Several years ago, I was diagnosed with depression  and ADHD. I was lucky enough to get in to the premier ADD clinic in the US. Even with its ever rising fees, I stayed with them for my med psych needs with 50% reimbursement from my program as an “out of network provider.” But in my senior program, that is no longer possible so I have been off my meds for awhile. 

Then for an issue that really enrages me, there is no more dental coverage offered, It is infuriating that in this country teeth are a class privilege. The wealthy have teeth. The rest, dentures if we are lucky. With a history of peril disease and tooth loss, I am aware of imminent problems that will for the first time be visible, and for me, humiliating. And I have no extra money, savings or credit.

So I Asked my friends. Some have plans, Some go to dental schools. Some go to the Philippines. Or Mexico, I go to Google in search of free clinics and come up with one not too far away in Harlem. Nevertheless, as the day and time approach, I am increasingly anxious. Is it wrong for me to go to  clinic? An I taking someone’s place? That’s the altruistic side. The other side is less noble, as in will I be embarrassed to walk into a clinic? Ultimately necessity sends me on my way.
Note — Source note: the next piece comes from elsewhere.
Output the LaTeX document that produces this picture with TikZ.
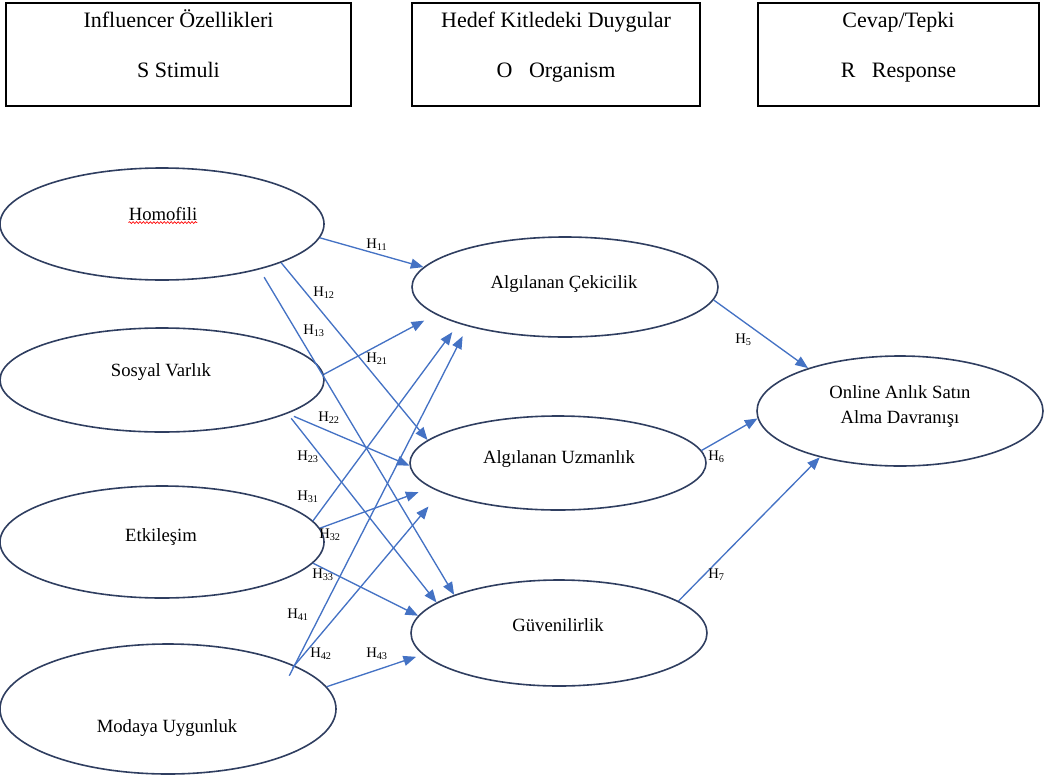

The clinic is at the Episcopal Church of St. Mary’s, long a beacon of hope in the Manhattanville section. A church where I have spoken, heard Hilary Clinton and met with mourning union members after 9-11. They have an interfaith urban food garden. And a full service clinic.
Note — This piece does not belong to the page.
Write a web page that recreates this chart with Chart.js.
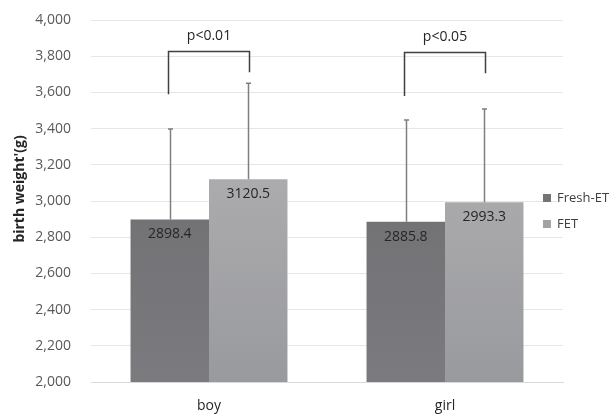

I walk in and my anxiety quickly disappears. It is bright and cheerful. Open with many round tables for consultations and conversations. The intake volunteers are welcoming and respectful of each person’s privacy and dignity, I discover that not only can I get my teeth looked at but get a psych eval as well.
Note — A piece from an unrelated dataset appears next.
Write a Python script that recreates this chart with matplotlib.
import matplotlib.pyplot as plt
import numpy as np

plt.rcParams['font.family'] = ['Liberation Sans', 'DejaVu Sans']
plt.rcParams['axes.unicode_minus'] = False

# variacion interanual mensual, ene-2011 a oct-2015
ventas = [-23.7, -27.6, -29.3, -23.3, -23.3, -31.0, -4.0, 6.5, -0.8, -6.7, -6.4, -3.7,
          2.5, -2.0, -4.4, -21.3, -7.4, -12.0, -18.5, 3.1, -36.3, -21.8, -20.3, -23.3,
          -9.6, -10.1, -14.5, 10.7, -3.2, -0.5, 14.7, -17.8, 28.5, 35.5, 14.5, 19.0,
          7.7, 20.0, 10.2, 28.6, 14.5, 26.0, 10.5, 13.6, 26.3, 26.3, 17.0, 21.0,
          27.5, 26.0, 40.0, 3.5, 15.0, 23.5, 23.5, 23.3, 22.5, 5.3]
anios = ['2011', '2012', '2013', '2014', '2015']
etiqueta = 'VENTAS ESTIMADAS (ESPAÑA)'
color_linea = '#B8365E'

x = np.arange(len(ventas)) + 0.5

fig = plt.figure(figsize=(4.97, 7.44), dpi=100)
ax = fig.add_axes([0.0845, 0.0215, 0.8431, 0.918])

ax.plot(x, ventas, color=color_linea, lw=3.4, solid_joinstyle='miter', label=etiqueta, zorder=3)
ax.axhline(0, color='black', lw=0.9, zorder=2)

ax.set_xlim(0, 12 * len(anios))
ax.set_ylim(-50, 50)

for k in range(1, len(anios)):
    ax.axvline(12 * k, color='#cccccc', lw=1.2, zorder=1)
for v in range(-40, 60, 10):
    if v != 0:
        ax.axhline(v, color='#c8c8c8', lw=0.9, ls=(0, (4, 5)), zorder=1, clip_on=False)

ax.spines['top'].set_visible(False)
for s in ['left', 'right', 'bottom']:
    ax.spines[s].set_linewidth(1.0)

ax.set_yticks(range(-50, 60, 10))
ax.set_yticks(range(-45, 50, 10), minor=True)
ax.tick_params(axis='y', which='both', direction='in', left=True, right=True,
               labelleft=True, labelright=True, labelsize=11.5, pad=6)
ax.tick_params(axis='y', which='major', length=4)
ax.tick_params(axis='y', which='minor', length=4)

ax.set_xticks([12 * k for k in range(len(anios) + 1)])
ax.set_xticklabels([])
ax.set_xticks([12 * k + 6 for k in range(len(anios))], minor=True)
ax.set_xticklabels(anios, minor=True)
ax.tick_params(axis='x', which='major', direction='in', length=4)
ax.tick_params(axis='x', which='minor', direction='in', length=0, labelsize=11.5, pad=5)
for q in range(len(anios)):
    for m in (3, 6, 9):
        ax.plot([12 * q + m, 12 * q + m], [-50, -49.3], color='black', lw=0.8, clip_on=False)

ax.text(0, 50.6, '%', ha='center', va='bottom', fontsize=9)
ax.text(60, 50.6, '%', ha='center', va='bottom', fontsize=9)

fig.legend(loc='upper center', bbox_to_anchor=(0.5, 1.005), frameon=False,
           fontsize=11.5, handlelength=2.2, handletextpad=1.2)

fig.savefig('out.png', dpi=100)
After a short wait, I’m taken in by a team of two dental students and a supervisor. They take a close look and leave me with a sense of hope. My hope to avoid noticeable gaps is possible. And even affordable. Preserving most of the teeth I still have is also possible. Though I will need to go to a higher level facility for that work. They leave me with a list  of affordable options near where I live. There’s more work ahead for me, but I do feel hope. 

After a few more minutes waiting time, two attractive and warm young psychiatric medical students sit with me at a table and do a full psych eval. I’m amazed at how easy it is to talk with them. I can even smile sometimes talking about depression. My critical and philosophical thoughts about suicide. They ask if my faith helps me in those moments. And I describe how its more not wanting to hurt my family or burden then with having to clean up all the messes I’ve left. I’m aware of how anger ultimately overtakes the sadness. (Not sure what I’d feel if I was alone.) I remember my architect friend of years who leaped off the George Washington Bridge. And my love of how people get through struggles, The beauty and courage if that. Eventually I turn to humor. Here are surprisin  tests like naming presidents. Or counting backwards by 7. They go off to consult with their supervisor. And return with my prescription. And an invitation to return. I am very satisfied.

I learn that while not an official program of Columbia University Medical School, all the volunteers and supervisors are from Columbia. They are all fresh and eager to help and make you feel good about this experience and they are the future cream of the crop of doctors and dentists.

I walk home feeling relieved. Happy that such a program exists, ready to recommend it to to friends who may need to recommend a member. Or even go themselves. Like me. And I am still enraged that my health has ultimately to depend ton the altruism of volunteers, not the obligation of the society I live in. We have a difficult road ahead of us.